Kevin Hoffberg

Why Detriot Continues to Swing in the Wind

by kevin on December 7, 2008

Like everyone else, at least everyone I can think of, I’ve been following the deadly dance between the Big Three and Congress from the very beginning.  For the record, I have maintained throughout that the problem here is not the price of oil, it has been the price of cars, and now the price of everything else.  It has nothing to do with the cost of filling the tank and everything to do with the uncertainty of filling the belly.  Notice how I’ve neatly sidestepped a solution or even a systemic diagnosis.

But let’s be clear, $70,000 for a Cadillac Escalade that’s really a Chevy Tahoe, that already costs as much as a house is kind of a non starter when the people who are supposed to buy these things have seen real inflation adjusted wages go down over the past eight years and now their house-piggy banks have gone bust.

For a better analysis than mine, have a look at the excellent piece at Big Money . . .

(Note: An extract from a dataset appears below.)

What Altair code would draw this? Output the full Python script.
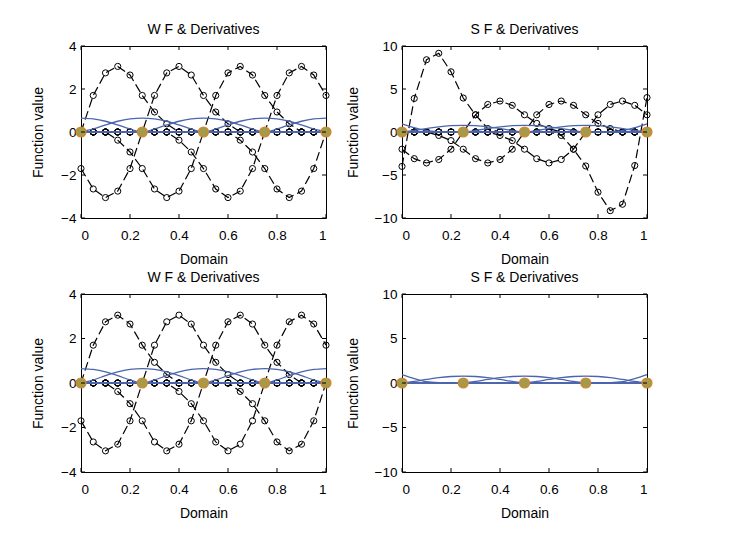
import altair as alt
import pandas as pd

# ---------------- data ----------------
X = [0.0, 0.05, 0.1, 0.15, 0.2, 0.25, 0.3, 0.35, 0.4, 0.45, 0.5,
     0.55, 0.6, 0.65, 0.7, 0.75, 0.8, 0.85, 0.9, 0.95, 1.0]
X_TICKS = [0, 0.2, 0.4, 0.6, 0.8, 1]
NODE_X = [0.0, 0.25, 0.5, 0.75, 1.0]
NODE_Y = [0, 0, 0, 0, 0]

# W F & derivatives (black dashed, circle markers)
WF_R0 = [0, 1.7, 2.75, 3.05, 2.65, 1.7, 0.93, 0.38, 0] + [0] * 12
WF_R1 = [0] * 5 + [0, 1.7, 2.75, 3.05, 2.65, 1.7, 0.93, 0.38, 0] + [0] * 7
WF_R2 = [0] * 10 + [0, 1.7, 2.75, 3.05, 2.65, 1.7, 0.93, 0.38, 0] + [0] * 2
WF_R3 = [0] * 15 + [0, 1.7, 2.75, 3.05, 2.65, 1.7]
WF_L1 = [-1.7, -2.65, -3.05, -2.75, -1.7, 0] + [0] * 15
WF_L2 = [0] * 3 + [-0.38, -0.93, -1.7, -2.65, -3.05, -2.75, -1.7, 0] + [0] * 10
WF_L3 = [0] * 8 + [-0.38, -0.93, -1.7, -2.65, -3.05, -2.75, -1.7, 0] + [0] * 5
WF_L4 = [0] * 13 + [-0.38, -0.93, -1.7, -2.65, -3.05, -2.75, -1.7, 0]

# W F weight functions (blue)
WF_B0 = [0.65, 0.61, 0.5, 0.33, 0.14, 0] + [0] * 15
WF_B1 = [0, 0.14, 0.33, 0.5, 0.61, 0.65, 0.61, 0.5, 0.33, 0.14, 0] + [0] * 10
WF_B2 = [0] * 5 + [0, 0.14, 0.33, 0.5, 0.61, 0.65, 0.61, 0.5, 0.33, 0.14, 0] + [0] * 5
WF_B3 = [0] * 10 + [0, 0.14, 0.33, 0.5, 0.61, 0.65, 0.61, 0.5, 0.33, 0.14, 0]
WF_B4 = [0] * 15 + [0, 0.14, 0.33, 0.5, 0.61, 0.65]

# S F & derivatives (black dashed, circle markers)
SF_R0 = [-4.0, 3.9, 8.4, 9.15, 7.0, 3.95, 2.0, 0.4, 0] + [0] * 12
SF_R1 = [0] * 5 + [0, 2.0, 3.2, 3.6, 3.1, 2.0, 1.0, 0.4, 0] + [0] * 7
SF_R2 = [0] * 10 + [0, 2.0, 3.2, 3.6, 3.1, 2.0, 1.0, 0.4, 0] + [0] * 2
SF_R3 = [0] * 15 + [0, 2.0, 3.2, 3.6, 3.1, 2.0]
SF_L1 = [-2.0, -3.1, -3.6, -3.2, -2.0, 0] + [0] * 15
SF_L2 = [0] * 3 + [-0.4, -1.0, -2.0, -3.1, -3.6, -3.2, -2.0, 0] + [0] * 10
SF_L3 = [0] * 8 + [-0.4, -1.0, -2.0, -3.1, -3.6, -3.2, -2.0, 0] + [0] * 5
SF_L4 = [0] * 13 + [-0.4, -2.0, -3.95, -7.0, -9.15, -8.4, -3.9, 4.0]

# S F weight functions (blue)
SF_B0 = [0.95, 0.5, 0.15, 0.03, 0] + [0] * 16
SF_B1 = [0, 0.18, 0.4, 0.6, 0.73, 0.78, 0.73, 0.6, 0.4, 0.18, 0] + [0] * 10
SF_B2 = [0] * 5 + [0, 0.18, 0.4, 0.6, 0.73, 0.78, 0.73, 0.6, 0.4, 0.18, 0] + [0] * 5
SF_B3 = [0] * 10 + [0, 0.18, 0.4, 0.6, 0.73, 0.78, 0.73, 0.6, 0.4, 0.18, 0]
SF_B4 = [0] * 17 + [0.03, 0.15, 0.5, 0.95]

WF_BLACK = {"r0": WF_R0, "r1": WF_R1, "r2": WF_R2, "r3": WF_R3,
            "l1": WF_L1, "l2": WF_L2, "l3": WF_L3, "l4": WF_L4}
WF_BLUE = {"b0": WF_B0, "b1": WF_B1, "b2": WF_B2, "b3": WF_B3, "b4": WF_B4}
SF_BLACK = {"r0": SF_R0, "r1": SF_R1, "r2": SF_R2, "r3": SF_R3,
            "l1": SF_L1, "l2": SF_L2, "l3": SF_L3, "l4": SF_L4}
SF_BLUE = {"b0": SF_B0, "b1": SF_B1, "b2": SF_B2, "b3": SF_B3, "b4": SF_B4}


def to_long(curves):
    rows = []
    for name, ys in curves.items():
        for x, y in zip(X, ys):
            rows.append({"x": x, "y": y, "c": name})
    return pd.DataFrame(rows)


FONT = "Liberation Sans"
W = 245


def panel(title, black, blue, ydom, yvals, h, tpad):
    xs = alt.Scale(domain=[0, 1], nice=False, zero=False)
    ys = alt.Scale(domain=ydom, nice=False, zero=False)
    xax = alt.Axis(values=X_TICKS, format="~g", title="Domain", ticks=False,
                   domain=False, grid=False, labelPadding=10, titlePadding=11)
    yax = alt.Axis(values=yvals, title="Function value", ticks=False,
                   domain=False, grid=False, labelPadding=5,
                   minExtent=24, maxExtent=24, titlePadding=tpad)
    XE = alt.X("x:Q", scale=xs, axis=xax)
    YE = alt.Y("y:Q", scale=ys, axis=yax)

    layers = []
    if black is not None:
        bdf = to_long(black)
        layers.append(alt.Chart(bdf).mark_line(color="black", strokeWidth=1.2,
                                               strokeDash=[9, 4])
                      .encode(x=XE, y=YE, detail="c:N"))
        layers.append(alt.Chart(bdf).mark_point(shape="circle", filled=False,
                                                size=38, color="black",
                                                strokeWidth=1, opacity=1)
                      .encode(x=XE, y=YE))
    udf = to_long(blue)
    layers.append(alt.Chart(udf).mark_line(color="#4c64ad", strokeWidth=1.3,
                                           interpolate="monotone")
                  .encode(x=XE, y=YE, detail="c:N"))
    ndf = pd.DataFrame({"x": NODE_X, "y": NODE_Y})
    layers.append(alt.Chart(ndf).mark_circle(size=100, color="#a39b4a",
                                             stroke="#d8832c", strokeWidth=1.2,
                                             opacity=1)
                  .encode(x=XE, y=YE))
    # inward ticks on all four sides (MATLAB box style)
    xt = pd.DataFrame({"x": X_TICKS})
    yt = pd.DataFrame({"y": yvals})
    layers.append(alt.Chart(xt).mark_rule(color="black", strokeWidth=1)
                  .encode(x=XE, y=alt.value(h), y2=alt.value(h - 4)))
    layers.append(alt.Chart(xt).mark_rule(color="black", strokeWidth=1)
                  .encode(x=XE, y=alt.value(0), y2=alt.value(4)))
    layers.append(alt.Chart(yt).mark_rule(color="black", strokeWidth=1)
                  .encode(y=YE, x=alt.value(0), x2=alt.value(4)))
    layers.append(alt.Chart(yt).mark_rule(color="black", strokeWidth=1)
                  .encode(y=YE, x=alt.value(W), x2=alt.value(W - 4)))

    return alt.layer(*layers).properties(
        width=W, height=h,
        title=alt.TitleParams(title, fontSize=14, fontWeight="normal",
                              font=FONT, color="black", offset=2))


p1 = panel("W F & Derivatives", WF_BLACK, WF_BLUE, [-4, 4], [-4, -2, 0, 2, 4], 172, 12)
p2 = panel("S F & Derivatives", SF_BLACK, SF_BLUE, [-10, 10], [-10, -5, 0, 5, 10], 172, 18)
p3 = panel("W F & Derivatives", WF_BLACK, WF_BLUE, [-4, 4], [-4, -2, 0, 2, 4], 178, 12)
p4 = panel("S F & Derivatives", None, SF_BLUE, [-10, 10], [-10, -5, 0, 5, 10], 178, 18)

chart = alt.vconcat(
    alt.hconcat(p1, p2, spacing=11),
    alt.hconcat(p3, p4, spacing=11),
    spacing=3,
).properties(
    padding={"left": 22, "top": 14, "right": 5, "bottom": 5},
    background="white",
).configure_view(
    stroke="black", strokeWidth=1
).configure_axis(
    labelFont=FONT, titleFont=FONT, labelFontSize=13.5, titleFontSize=14,
    titleFontWeight="normal", labelColor="black", titleColor="black"
)

chart.save("out.html", embed_options={"renderer": "svg", "actions": False})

The irony is that while the automakers have long been the sick men of the American economy, they are much, much less responsible for their most recent cascade of troubles than Citi and other banks are for theirs. It’s hard to hold them responsible for oil prices shooting up to $140 a barrel—and now that they’ve fallen back down to $50, the idea that, “well, of course gas will cost a fortune because we’re running out of oil” no longer seems so compelling. Consider that since last year, GM’s sales have plummeted 41 percent, and Ford’s 31 percent. But guess what? Toyota is down 34 percent, too—and it’s got nothing to do with making gas guzzlers or ignoring hybrids

Who’s really at fault, however, doesn’t matter all that much, because for both laissez-faire Republicans and liberal Democrats, the financial crisis presents a rare opportunity to rebuild the most iconic exemplars of American industry in the way they hoped for all along. For the free marketeers of the right, it’s a chance to extol the benefits of the strong medicine of bankruptcy. For the newly empowered liberals of the Democratic Party, it’s a chance to put environmental consciousness in the center of industrial policy.

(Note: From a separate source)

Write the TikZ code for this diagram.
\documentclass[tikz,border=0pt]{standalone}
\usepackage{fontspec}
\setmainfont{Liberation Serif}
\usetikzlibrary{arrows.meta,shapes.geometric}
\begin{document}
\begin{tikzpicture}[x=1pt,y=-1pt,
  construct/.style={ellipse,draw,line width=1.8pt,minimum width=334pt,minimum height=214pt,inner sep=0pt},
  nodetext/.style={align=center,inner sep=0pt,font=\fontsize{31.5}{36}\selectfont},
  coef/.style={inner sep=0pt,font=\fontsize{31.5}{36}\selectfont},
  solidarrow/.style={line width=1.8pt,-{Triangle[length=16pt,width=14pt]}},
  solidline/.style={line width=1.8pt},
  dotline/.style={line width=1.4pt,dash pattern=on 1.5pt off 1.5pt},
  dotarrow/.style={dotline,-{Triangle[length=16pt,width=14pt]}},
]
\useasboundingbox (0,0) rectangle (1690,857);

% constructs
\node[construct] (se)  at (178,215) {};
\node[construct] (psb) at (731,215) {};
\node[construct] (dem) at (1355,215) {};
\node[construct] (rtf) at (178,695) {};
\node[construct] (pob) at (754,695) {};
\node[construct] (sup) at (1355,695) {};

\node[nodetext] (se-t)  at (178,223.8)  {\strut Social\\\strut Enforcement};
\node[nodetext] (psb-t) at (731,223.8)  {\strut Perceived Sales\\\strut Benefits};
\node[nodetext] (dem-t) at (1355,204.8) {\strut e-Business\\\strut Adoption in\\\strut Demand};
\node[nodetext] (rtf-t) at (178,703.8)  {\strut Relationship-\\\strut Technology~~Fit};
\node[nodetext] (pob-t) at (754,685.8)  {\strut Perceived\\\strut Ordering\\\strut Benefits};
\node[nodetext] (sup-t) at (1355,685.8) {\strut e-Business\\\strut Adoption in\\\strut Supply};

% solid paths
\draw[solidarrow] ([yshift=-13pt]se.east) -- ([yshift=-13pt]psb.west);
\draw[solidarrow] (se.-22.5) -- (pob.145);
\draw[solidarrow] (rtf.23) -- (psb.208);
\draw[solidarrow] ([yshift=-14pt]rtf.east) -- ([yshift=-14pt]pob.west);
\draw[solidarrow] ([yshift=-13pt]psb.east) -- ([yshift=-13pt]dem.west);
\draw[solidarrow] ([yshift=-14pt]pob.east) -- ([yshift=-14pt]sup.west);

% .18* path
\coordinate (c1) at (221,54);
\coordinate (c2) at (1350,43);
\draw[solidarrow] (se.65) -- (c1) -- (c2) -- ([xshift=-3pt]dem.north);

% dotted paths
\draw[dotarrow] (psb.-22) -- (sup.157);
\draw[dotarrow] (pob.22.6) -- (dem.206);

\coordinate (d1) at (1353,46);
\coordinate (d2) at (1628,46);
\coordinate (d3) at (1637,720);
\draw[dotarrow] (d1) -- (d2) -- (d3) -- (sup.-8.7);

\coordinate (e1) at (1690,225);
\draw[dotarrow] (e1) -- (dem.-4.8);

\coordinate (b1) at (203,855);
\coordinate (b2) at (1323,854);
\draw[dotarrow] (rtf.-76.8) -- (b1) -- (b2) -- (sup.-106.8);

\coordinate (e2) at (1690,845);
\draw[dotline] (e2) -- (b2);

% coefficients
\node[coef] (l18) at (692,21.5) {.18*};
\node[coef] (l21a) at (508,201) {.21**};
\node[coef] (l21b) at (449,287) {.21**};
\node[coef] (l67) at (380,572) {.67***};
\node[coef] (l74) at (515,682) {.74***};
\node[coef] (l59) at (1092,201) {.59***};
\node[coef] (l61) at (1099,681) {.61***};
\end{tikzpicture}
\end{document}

After many years of not having to think about the “battleground states” except in the course of the presidential election, Congress now, thanks to the financial crisis, actually has to think seriously about what to do with Detroit. After years of watching the old industrial core stagnate and unemployment creep up (it’s at almost 9 percent in Michigan already), there is a sudden urgency in finding a solution to a problem decades in the making. And the message that Detroit is getting comes down to, “Well, now you’ll do it our way.”

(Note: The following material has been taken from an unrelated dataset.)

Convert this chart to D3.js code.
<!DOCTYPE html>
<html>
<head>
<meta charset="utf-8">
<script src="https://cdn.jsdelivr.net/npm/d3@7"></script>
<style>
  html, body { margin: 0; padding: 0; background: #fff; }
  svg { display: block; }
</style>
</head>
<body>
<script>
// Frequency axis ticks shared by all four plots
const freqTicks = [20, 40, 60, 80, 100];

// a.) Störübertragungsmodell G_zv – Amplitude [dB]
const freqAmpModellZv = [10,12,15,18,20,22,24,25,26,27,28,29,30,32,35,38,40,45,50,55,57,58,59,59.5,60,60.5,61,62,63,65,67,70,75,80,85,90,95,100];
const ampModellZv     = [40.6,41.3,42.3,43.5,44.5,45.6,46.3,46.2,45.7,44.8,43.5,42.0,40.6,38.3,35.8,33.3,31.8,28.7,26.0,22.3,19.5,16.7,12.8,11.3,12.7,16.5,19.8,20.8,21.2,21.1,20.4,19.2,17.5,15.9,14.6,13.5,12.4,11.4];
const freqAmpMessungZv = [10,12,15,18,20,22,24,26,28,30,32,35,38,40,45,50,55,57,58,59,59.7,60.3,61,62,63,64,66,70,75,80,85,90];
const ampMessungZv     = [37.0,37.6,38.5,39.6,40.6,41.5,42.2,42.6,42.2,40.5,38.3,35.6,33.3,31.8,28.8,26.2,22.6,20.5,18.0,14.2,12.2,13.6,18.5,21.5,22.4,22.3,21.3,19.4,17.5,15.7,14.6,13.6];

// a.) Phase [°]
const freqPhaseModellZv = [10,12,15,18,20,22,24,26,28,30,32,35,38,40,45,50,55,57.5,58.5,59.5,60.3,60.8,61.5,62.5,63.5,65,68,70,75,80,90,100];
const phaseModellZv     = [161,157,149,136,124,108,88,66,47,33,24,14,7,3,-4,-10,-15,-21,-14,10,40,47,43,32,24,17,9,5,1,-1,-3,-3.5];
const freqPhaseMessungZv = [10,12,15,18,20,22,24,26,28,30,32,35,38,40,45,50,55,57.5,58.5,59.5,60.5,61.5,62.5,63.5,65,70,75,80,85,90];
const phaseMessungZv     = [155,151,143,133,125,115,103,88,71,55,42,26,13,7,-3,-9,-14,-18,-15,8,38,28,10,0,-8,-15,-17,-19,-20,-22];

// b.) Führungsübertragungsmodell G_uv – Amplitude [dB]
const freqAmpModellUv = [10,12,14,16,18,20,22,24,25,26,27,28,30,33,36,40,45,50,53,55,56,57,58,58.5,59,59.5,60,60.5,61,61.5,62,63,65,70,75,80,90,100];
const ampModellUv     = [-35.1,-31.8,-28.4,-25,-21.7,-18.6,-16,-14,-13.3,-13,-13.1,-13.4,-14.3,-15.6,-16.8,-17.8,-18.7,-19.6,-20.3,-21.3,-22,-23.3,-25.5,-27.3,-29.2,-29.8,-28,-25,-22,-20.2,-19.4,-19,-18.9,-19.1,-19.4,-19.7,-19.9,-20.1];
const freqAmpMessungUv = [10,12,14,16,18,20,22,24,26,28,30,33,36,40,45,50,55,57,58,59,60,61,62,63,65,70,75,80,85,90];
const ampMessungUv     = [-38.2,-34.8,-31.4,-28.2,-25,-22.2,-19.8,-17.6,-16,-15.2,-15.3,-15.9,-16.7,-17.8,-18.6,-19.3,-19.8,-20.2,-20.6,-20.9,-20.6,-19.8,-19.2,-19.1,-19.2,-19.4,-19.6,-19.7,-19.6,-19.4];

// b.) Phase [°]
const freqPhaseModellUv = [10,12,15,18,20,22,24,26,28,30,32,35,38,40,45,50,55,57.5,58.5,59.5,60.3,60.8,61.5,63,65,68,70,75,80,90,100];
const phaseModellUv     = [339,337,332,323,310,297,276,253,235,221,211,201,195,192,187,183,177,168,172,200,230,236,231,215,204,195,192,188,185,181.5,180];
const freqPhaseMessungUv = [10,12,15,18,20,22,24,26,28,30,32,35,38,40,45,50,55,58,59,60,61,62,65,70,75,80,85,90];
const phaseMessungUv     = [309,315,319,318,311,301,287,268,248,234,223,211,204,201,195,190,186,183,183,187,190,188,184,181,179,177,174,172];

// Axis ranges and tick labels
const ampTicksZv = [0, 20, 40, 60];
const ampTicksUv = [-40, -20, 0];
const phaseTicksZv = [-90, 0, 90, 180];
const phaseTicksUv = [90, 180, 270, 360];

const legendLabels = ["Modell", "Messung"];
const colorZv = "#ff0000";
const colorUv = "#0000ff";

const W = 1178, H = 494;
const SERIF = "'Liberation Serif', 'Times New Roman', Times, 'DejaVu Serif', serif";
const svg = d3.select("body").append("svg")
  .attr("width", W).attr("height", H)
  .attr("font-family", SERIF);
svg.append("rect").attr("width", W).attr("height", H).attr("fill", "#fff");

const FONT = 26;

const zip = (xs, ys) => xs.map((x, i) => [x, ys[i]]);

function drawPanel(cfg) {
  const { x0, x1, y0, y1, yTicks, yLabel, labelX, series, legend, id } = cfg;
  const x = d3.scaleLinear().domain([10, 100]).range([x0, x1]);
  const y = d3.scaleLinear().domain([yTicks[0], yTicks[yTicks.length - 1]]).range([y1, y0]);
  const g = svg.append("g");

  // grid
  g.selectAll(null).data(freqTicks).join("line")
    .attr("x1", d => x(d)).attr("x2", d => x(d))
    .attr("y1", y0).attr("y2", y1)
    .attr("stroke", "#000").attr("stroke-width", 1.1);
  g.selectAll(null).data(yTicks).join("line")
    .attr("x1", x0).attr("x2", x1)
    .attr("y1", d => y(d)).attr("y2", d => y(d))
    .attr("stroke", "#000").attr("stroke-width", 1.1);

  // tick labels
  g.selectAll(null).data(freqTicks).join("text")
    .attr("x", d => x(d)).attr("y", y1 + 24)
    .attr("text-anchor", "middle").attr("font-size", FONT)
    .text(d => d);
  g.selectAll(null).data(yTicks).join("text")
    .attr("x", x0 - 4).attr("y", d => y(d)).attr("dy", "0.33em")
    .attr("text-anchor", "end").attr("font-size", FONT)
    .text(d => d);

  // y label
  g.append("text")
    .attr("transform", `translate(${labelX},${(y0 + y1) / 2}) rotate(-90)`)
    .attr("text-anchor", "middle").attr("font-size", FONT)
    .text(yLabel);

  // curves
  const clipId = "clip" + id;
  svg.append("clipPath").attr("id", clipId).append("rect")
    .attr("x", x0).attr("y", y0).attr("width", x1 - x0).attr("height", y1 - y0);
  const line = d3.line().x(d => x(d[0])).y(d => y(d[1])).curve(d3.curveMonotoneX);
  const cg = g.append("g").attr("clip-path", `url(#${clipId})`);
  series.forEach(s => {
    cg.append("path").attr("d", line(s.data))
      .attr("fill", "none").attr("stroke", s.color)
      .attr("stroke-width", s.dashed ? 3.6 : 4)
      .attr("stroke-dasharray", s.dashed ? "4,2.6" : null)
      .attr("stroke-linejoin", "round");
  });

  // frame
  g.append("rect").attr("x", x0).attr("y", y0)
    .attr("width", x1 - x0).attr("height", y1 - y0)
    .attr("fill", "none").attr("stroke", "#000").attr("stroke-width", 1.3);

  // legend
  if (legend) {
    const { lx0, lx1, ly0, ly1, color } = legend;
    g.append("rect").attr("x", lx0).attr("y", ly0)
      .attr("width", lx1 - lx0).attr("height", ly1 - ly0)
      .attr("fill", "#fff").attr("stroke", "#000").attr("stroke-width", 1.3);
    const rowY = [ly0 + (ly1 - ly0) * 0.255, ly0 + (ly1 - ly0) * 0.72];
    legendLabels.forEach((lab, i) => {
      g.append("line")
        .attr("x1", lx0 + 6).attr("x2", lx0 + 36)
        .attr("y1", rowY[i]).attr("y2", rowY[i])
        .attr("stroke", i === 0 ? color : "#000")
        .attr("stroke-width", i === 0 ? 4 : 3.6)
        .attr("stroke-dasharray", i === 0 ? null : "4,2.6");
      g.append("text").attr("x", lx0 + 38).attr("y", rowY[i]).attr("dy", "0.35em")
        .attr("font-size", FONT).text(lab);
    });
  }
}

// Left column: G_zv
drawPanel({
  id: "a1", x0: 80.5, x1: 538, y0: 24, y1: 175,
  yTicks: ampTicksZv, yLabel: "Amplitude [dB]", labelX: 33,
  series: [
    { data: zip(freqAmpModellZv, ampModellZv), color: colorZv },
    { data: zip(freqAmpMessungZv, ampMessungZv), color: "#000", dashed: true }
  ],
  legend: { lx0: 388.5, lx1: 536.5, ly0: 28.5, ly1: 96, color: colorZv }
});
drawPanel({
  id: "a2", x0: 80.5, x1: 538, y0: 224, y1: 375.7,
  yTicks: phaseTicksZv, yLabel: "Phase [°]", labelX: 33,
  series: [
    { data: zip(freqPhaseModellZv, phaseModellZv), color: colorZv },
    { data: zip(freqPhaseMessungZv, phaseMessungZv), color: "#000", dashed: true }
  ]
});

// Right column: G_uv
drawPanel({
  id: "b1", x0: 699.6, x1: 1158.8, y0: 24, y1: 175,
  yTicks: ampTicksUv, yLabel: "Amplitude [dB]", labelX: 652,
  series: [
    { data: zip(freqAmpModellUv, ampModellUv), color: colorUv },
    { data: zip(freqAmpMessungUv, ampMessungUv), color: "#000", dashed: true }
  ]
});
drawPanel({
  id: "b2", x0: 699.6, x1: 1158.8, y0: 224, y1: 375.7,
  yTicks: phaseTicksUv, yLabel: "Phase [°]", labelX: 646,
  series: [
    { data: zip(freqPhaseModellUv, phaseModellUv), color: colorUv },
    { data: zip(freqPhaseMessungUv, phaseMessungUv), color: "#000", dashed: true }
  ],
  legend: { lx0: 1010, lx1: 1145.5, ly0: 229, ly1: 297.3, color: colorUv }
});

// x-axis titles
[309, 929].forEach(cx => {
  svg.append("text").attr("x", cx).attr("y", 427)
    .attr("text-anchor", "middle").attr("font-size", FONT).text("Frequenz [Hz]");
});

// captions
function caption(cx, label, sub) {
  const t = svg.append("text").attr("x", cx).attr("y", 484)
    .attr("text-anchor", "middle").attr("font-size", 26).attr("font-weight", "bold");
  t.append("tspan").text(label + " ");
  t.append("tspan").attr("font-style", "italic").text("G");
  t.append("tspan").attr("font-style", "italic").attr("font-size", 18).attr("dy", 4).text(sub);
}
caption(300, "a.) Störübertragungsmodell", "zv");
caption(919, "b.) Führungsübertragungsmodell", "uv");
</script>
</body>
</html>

So what is the solution?  My colleague, Peter Flatow makes a couple of excellent points . . .

Listening and reading all of the rhetoric about accountability and the need to reinvent the automobile industry only talks to after-the-fact metrics and totally ignores any consideration to what needs to be done. Developing a reinvention plan requires the combination of analytical rigor with creative thinking. Why is it that Congress appears to be so dissatisfied with the “plans” that the automobile manufacturers have offered up? The answer is actually very simple; Congress got exactly what they asked for because they didn’t know what to ask for. Had they asked, what would the ideal American based automobile industry look like in 2018 and what would we have to do to get there, they would have gotten a very different plan.

From my limited exposure to the automobile industry which consists of working for two GM brands some time ago, one being Saturn the other Saab, I would suggest with confidence that more than enough information exists that would allow for the analytical rigor and creative thinking necessary to answer that question. If I were President-elect Obama, my request would be for an innovation team to determine what does the ideal industry look like. This team would consist of industry experts inside and outside the automobile industry as well as some people who have the proven skills to contribute to finding a solution. There are many companies that do this every day. The processes and skill sets required are proven. From experience I would guarantee a solution to the “problem” and it could be achieved in no more than 30 days.